To me, that is probably the only negative aspect of Autumn.
Autumn is crisp – crisp morning air, crunchy crisp leaves, the crisp white pages of school books, apple crisp. But then Autumn morphs into the comfy, cozy of flannel sheets, the simmering aroma of homemade soup, spiced pumpkin pie, and crackling fires in the woodstove. It is a very tactile season.
Recently, while deciding what topic I would write about on this the first day of fall, it occurred to me that now that I am fifty, and considered middle aged, I am actually starting the Autumn of my life.

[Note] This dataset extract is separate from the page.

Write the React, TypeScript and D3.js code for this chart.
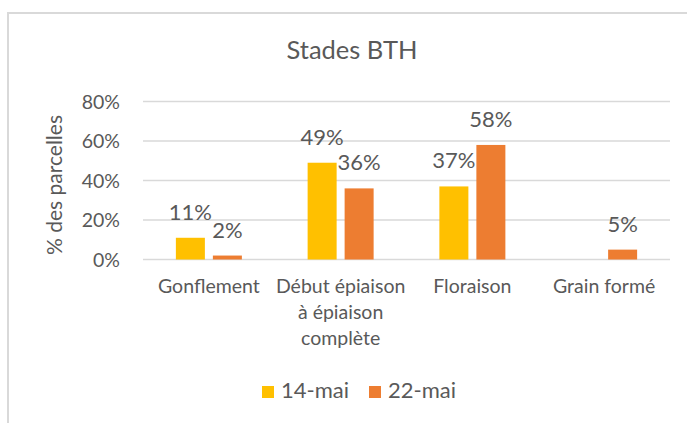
import React, { useRef, useEffect } from "react";
import * as d3 from "d3";

// categories (x axis), one line per entry of the inner array
const categories = ["Gonflement", "Début épiaison à épiaison complète", "Floraison", "Grain formé"];
const categoryLines = [["Gonflement"], ["Début épiaison", "à épiaison", "complète"], ["Floraison"], ["Grain formé"]];

// series
const seriesNames = ["14-mai", "22-mai"];
const may14 = [11, 49, 37, null];
const may22 = [2, 36, 58, 5];
const seriesColors = ["#FFC000", "#ED7D31"];

const yTicks = [0, 20, 40, 60, 80];

function BarChart() {
  const svgRef = useRef<SVGSVGElement | null>(null);
  const width = 687;
  const height = 423;
  const font = "Lato, 'Open Sans', sans-serif";
  const textColor = "#595959";

  const draw = () => {
    const svg = d3.select(svgRef.current);
    svg.selectAll("*").remove();

    // chart area border
    svg.append("path")
      .attr("d", "M8,423 L8,13 L687,13")
      .attr("fill", "none")
      .attr("stroke", "#D9D9D9")
      .attr("stroke-width", 2);

    const x0 = d3.scaleBand().domain(categories).range([143, 670]).padding(0);
    const groupW = 66;
    const x1 = d3
      .scaleBand()
      .domain(seriesNames)
      .range([(x0.bandwidth() - groupW) / 2, (x0.bandwidth() + groupW) / 2])
      .paddingInner(0.216);
    const y = d3.scaleLinear().domain([0, 80]).range([259.5, 101.5]);

    // gridlines
    svg.append("g")
      .selectAll("line")
      .data(yTicks)
      .join("line")
      .attr("x1", 143)
      .attr("x2", 670)
      .attr("y1", d => y(d))
      .attr("y2", d => y(d))
      .attr("stroke", "#D9D9D9")
      .attr("stroke-width", 1.5);

    // y tick labels
    svg.append("g")
      .selectAll("text")
      .data(yTicks)
      .join("text")
      .attr("x", 120)
      .attr("y", d => y(d) + 7)
      .attr("text-anchor", "end")
      .attr("font-family", font)
      .attr("font-size", 19.5)
      .attr("fill", textColor)
      .text(d => d + "%");

    // y axis title
    svg.append("text")
      .attr("transform", "translate(62,185) rotate(-90)")
      .attr("text-anchor", "middle")
      .attr("font-family", font)
      .attr("font-size", 21)
      .attr("fill", textColor)
      .text("% des parcelles");

    // title
    svg.append("text")
      .attr("x", 352)
      .attr("y", 59)
      .attr("text-anchor", "middle")
      .attr("font-family", font)
      .attr("font-size", 25.5)
      .attr("fill", textColor)
      .text("Stades BTH");

    const allSeries = [may14, may22];
    const bars = categories.flatMap((c, i) =>
      seriesNames.map((s, j) => ({ cat: c, series: s, value: allSeries[j][i], color: seriesColors[j] }))
    ).filter(d => d.value !== null) as { cat: string; series: string; value: number; color: string }[];

    const g = svg.append("g");
    g.selectAll("rect")
      .data(bars)
      .join("rect")
      .attr("x", d => (x0(d.cat) as number) + (x1(d.series) as number))
      .attr("y", d => y(d.value))
      .attr("width", x1.bandwidth())
      .attr("height", d => y(0) - y(d.value))
      .attr("fill", d => d.color);

    // data labels
    g.selectAll("text")
      .data(bars)
      .join("text")
      .attr("x", d => (x0(d.cat) as number) + (x1(d.series) as number) + x1.bandwidth() / 2)
      .attr("y", d => y(d.value) - 18)
      .attr("text-anchor", "middle")
      .attr("font-family", font)
      .attr("font-size", 22)
      .attr("fill", textColor)
      .text(d => d.value + "%");

    // category labels
    const cl = svg.append("g")
      .selectAll("text")
      .data(categories)
      .join("text")
      .attr("text-anchor", "middle")
      .attr("font-family", font)
      .attr("font-size", 19.5)
      .attr("fill", textColor);
    cl.each(function (d, i) {
      d3.select(this)
        .selectAll("tspan")
        .data(categoryLines[i])
        .join("tspan")
        .attr("x", (x0(d) as number) + x0.bandwidth() / 2)
        .attr("y", (_, k) => 293 + k * 26)
        .text(t => t);
    });

    // legend
    const legendX = [262, 369];
    const lg = svg.append("g")
      .selectAll("g")
      .data(seriesNames)
      .join("g")
      .attr("transform", (_, i) => `translate(${legendX[i]},386)`);
    lg.append("rect")
      .attr("width", 12)
      .attr("height", 12)
      .attr("fill", (_, i) => seriesColors[i]);
    lg.append("text")
      .attr("x", 19)
      .attr("y", 11.5)
      .attr("font-family", font)
      .attr("font-size", 22)
      .attr("fill", textColor)
      .text(d => d);
  };

  useEffect(() => {
    draw();
  });

  return (
    <svg
      ref={svgRef}
      width={width}
      height={height}
      style={{ position: "absolute", left: 0, top: 0, background: "#fff" }}
    ></svg>
  );
}

export default function App() {
  return <BarChart />;
}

Giving that epiphany deeper consideration, I began to ponder the question, if my life at this point was represented by a month, what month would I be? I decided that September would be the month I could most identify with. See if you agree.
In September, the leaves start to turn colour from green to gold. At Fifty, my hair is starting to turn colour too, except, unfortunately the colour is silver not gold.
In September the fruit is fully ripe, ready to be picked. At fifty, I’d say my body is fully ripe, except maybe the fruit is hanging a little lower on the branches than it use too.
September’s weather can be sweltering hot one minute and cool the next. Any women who has experienced a hot flash can relate with that.
Summer’s clear blue skies give way to a September haze. Without my glasses that is what my fifty year old eyes would see everyday all year round.
We all know that in September the days start to get shorter. Well guess what, so am I!
The harvest moon of September is a big, plump, round orb. At fifty, If I bend over, you will see a ………. do I really need to say it?
As for those Stellar Jays that have just arrived from their summer stomping grounds to the north, I identify with them too. Stellar Jays are bossy and aren’t afraid to let you know when they have arrived. They love to gossip – just listen to a flock of Jays cawing back and forth as they perch among the trees, and they love good food, always showing up when the peanuts and premium seed is in the feeder.
At fifty, I find I’ve got attitude too, I’m not afraid to voice my opinion and while I’ve always enjoyed eating (were do you think that big, plump, round orb came from?), I find that my mature tastes buds appreciate, more than ever, a really well cooked meal.
So given all the similarities between me at fifty and September, the first month of Autumn, how could it not be the month for me. I think I will enjoy the last week of the month by really savouring the sights, sounds, smells and tastes of this seasoned time in my life.
What month would represent your life right now?